═════ Supplied material

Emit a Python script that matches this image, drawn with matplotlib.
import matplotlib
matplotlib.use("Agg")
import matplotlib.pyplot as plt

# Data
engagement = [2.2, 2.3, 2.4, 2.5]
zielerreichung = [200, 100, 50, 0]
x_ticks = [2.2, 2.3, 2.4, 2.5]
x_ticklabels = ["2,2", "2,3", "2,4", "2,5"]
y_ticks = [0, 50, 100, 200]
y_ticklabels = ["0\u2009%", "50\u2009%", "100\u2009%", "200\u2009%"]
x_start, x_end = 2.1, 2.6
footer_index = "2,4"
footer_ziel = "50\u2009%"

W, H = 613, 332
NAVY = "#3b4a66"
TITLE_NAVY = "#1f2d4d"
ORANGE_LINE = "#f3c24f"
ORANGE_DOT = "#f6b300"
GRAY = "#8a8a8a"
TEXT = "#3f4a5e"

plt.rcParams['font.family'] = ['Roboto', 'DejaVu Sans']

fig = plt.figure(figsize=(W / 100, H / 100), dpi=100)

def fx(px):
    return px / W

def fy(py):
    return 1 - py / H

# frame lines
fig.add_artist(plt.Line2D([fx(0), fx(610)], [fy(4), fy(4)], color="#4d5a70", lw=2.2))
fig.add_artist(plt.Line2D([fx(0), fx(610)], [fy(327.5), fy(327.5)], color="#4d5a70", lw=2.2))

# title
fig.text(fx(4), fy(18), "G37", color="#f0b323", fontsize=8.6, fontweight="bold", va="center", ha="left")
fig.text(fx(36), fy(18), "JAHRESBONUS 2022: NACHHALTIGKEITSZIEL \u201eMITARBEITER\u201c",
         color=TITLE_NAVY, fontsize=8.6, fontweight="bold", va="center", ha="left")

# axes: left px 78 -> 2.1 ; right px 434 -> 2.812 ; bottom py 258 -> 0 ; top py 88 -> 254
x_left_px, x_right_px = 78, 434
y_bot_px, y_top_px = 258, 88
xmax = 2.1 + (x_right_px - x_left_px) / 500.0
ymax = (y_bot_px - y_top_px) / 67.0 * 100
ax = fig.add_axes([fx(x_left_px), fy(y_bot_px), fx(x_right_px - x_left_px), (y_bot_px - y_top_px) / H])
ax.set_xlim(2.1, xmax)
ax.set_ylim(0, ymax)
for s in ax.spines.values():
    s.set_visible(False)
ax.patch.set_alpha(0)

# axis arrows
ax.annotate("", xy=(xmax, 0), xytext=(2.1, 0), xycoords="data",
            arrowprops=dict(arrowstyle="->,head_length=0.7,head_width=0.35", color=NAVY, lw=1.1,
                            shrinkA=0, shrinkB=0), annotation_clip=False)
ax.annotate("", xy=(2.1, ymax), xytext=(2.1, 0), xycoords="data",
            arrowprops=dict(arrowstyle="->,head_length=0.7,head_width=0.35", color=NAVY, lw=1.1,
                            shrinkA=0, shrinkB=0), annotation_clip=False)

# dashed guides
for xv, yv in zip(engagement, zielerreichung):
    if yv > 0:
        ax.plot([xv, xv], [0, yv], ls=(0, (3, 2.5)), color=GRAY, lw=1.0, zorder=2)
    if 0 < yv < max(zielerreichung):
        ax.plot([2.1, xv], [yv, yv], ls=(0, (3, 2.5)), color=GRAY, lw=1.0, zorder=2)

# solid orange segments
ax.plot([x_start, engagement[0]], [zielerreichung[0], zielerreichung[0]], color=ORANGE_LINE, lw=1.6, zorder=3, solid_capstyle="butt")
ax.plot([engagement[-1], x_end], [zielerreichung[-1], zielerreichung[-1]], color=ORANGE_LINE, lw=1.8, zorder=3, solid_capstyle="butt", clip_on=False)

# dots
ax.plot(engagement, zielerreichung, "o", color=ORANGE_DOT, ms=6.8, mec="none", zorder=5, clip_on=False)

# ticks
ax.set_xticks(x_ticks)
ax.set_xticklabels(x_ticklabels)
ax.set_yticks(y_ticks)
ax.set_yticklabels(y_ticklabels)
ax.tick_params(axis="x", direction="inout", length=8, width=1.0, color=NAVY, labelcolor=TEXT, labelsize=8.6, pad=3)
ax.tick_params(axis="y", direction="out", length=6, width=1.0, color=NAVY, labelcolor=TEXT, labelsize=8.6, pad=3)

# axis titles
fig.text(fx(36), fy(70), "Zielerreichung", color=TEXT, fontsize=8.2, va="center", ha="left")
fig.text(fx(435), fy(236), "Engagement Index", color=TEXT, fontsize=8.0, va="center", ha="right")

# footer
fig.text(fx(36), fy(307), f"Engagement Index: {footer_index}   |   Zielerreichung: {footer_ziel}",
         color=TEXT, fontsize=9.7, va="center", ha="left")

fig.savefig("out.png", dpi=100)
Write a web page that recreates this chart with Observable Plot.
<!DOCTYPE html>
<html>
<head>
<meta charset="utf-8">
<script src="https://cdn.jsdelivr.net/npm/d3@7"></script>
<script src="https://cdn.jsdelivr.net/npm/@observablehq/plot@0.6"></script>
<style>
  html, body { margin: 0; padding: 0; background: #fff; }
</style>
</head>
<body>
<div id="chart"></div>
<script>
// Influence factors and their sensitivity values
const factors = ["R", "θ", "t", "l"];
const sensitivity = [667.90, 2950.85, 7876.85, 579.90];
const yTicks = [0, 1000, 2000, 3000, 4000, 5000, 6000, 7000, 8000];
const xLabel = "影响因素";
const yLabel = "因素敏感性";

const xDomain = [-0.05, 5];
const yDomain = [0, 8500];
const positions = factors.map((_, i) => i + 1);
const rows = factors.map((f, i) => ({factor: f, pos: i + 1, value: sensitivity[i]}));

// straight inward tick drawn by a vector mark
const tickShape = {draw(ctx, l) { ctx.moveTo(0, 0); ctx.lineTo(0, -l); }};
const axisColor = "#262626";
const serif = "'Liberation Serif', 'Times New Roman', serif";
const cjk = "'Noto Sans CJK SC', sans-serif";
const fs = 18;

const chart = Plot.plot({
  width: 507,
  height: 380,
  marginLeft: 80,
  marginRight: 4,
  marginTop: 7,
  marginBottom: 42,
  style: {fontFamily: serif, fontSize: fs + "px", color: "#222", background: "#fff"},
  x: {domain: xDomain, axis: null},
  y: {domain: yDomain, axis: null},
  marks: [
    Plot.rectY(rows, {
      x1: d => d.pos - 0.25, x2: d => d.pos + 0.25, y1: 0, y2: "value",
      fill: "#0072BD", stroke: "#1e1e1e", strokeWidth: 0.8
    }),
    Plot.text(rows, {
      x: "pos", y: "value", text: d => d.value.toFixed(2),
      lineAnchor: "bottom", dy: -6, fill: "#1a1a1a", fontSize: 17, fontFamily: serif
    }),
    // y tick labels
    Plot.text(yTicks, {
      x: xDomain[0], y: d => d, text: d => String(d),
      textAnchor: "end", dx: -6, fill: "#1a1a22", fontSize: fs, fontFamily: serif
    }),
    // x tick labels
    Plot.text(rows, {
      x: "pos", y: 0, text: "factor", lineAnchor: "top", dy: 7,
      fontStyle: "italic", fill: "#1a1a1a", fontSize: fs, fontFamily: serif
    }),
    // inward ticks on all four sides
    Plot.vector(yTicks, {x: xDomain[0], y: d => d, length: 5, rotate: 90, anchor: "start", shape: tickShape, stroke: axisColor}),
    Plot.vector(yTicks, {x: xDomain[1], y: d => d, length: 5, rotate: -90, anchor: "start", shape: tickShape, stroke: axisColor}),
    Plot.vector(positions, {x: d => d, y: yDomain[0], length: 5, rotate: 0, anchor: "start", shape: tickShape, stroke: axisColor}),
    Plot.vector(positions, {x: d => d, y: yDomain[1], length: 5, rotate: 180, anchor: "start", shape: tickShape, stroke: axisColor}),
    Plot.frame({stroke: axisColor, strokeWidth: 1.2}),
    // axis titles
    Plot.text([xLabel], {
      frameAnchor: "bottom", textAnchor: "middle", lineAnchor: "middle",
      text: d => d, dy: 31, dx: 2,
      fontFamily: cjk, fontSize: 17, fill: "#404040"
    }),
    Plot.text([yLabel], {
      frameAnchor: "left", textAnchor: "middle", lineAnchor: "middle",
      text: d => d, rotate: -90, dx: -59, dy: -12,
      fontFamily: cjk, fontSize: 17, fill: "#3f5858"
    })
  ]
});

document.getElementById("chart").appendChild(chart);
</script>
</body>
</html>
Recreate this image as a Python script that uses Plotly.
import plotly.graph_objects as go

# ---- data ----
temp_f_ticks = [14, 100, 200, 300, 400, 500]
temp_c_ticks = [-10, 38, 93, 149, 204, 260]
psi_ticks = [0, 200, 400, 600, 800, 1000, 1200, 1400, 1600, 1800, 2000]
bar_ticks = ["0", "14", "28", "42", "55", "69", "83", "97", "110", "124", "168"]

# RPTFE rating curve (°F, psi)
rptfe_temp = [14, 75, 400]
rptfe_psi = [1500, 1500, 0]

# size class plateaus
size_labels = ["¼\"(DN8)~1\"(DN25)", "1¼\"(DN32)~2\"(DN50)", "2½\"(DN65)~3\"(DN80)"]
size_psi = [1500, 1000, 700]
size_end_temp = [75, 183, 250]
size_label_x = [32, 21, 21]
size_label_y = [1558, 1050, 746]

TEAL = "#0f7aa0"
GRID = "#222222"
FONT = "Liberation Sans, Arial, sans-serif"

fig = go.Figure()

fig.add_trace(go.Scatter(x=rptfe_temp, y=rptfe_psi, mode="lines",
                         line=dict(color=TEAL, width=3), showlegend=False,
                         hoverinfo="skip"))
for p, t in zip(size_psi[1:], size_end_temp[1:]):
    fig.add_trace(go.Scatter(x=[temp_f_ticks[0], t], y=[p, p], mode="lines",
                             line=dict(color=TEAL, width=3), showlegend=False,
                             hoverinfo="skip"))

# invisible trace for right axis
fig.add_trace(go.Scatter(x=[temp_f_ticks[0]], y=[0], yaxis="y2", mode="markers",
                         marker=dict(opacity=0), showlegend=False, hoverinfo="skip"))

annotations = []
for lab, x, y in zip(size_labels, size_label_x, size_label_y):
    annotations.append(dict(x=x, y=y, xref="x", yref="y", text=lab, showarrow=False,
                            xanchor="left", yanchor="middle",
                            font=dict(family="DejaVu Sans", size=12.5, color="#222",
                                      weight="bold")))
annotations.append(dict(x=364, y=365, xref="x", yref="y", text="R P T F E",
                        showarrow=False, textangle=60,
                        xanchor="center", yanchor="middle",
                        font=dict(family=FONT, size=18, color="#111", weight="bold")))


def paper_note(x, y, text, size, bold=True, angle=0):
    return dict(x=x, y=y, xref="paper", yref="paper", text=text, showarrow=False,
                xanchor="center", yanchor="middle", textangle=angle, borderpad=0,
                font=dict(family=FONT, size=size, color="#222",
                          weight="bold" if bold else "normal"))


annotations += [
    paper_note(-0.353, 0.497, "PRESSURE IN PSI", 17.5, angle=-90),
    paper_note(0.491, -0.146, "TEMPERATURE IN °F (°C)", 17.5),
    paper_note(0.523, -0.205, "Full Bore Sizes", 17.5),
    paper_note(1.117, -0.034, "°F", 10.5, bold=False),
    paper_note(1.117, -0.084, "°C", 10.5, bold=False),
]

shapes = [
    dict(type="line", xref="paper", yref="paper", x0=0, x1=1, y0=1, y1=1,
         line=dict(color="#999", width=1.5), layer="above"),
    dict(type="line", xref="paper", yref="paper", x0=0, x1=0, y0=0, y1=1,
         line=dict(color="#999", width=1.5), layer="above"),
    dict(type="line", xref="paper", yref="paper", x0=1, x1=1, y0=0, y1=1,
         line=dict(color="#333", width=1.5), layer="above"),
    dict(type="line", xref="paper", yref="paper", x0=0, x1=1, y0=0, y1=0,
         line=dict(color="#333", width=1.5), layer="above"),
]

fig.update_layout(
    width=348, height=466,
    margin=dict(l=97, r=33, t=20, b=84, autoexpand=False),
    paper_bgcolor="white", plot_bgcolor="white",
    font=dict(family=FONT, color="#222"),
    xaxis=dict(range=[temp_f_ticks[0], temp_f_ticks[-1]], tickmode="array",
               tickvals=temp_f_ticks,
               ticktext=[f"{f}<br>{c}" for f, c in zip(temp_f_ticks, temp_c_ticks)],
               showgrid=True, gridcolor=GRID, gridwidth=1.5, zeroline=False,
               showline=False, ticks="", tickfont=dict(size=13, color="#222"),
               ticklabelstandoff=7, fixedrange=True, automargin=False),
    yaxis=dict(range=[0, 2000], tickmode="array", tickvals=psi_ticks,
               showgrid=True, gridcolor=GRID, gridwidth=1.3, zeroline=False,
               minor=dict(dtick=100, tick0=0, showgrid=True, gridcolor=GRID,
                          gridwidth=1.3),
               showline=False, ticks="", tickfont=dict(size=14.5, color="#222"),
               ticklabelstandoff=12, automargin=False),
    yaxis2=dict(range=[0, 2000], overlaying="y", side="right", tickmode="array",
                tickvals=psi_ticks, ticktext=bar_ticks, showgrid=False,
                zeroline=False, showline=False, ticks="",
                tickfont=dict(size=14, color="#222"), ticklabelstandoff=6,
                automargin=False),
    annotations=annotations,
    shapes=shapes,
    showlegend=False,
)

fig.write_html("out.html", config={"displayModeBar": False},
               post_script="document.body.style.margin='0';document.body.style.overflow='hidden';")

══════════

■ What to produce
Reproduce the lines exactly, from the line that contains "Write a web" through the line that contains "const fs = 18;", and nothing more.

■ Problem solution
Write a web page that recreates this chart with Observable Plot.
<!DOCTYPE html>
<html>
<head>
<meta charset="utf-8">
<script src="https://cdn.jsdelivr.net/npm/d3@7"></script>
<script src="https://cdn.jsdelivr.net/npm/@observablehq/plot@0.6"></script>
<style>
  html, body { margin: 0; padding: 0; background: #fff; }
</style>
</head>
<body>
<div id="chart"></div>
<script>
// Influence factors and their sensitivity values
const factors = ["R", "θ", "t", "l"];
const sensitivity = [667.90, 2950.85, 7876.85, 579.90];
const yTicks = [0, 1000, 2000, 3000, 4000, 5000, 6000, 7000, 8000];
const xLabel = "影响因素";
const yLabel = "因素敏感性";

const xDomain = [-0.05, 5];
const yDomain = [0, 8500];
const positions = factors.map((_, i) => i + 1);
const rows = factors.map((f, i) => ({factor: f, pos: i + 1, value: sensitivity[i]}));

// straight inward tick drawn by a vector mark
const tickShape = {draw(ctx, l) { ctx.moveTo(0, 0); ctx.lineTo(0, -l); }};
const axisColor = "#262626";
const serif = "'Liberation Serif', 'Times New Roman', serif";
const cjk = "'Noto Sans CJK SC', sans-serif";
const fs = 18;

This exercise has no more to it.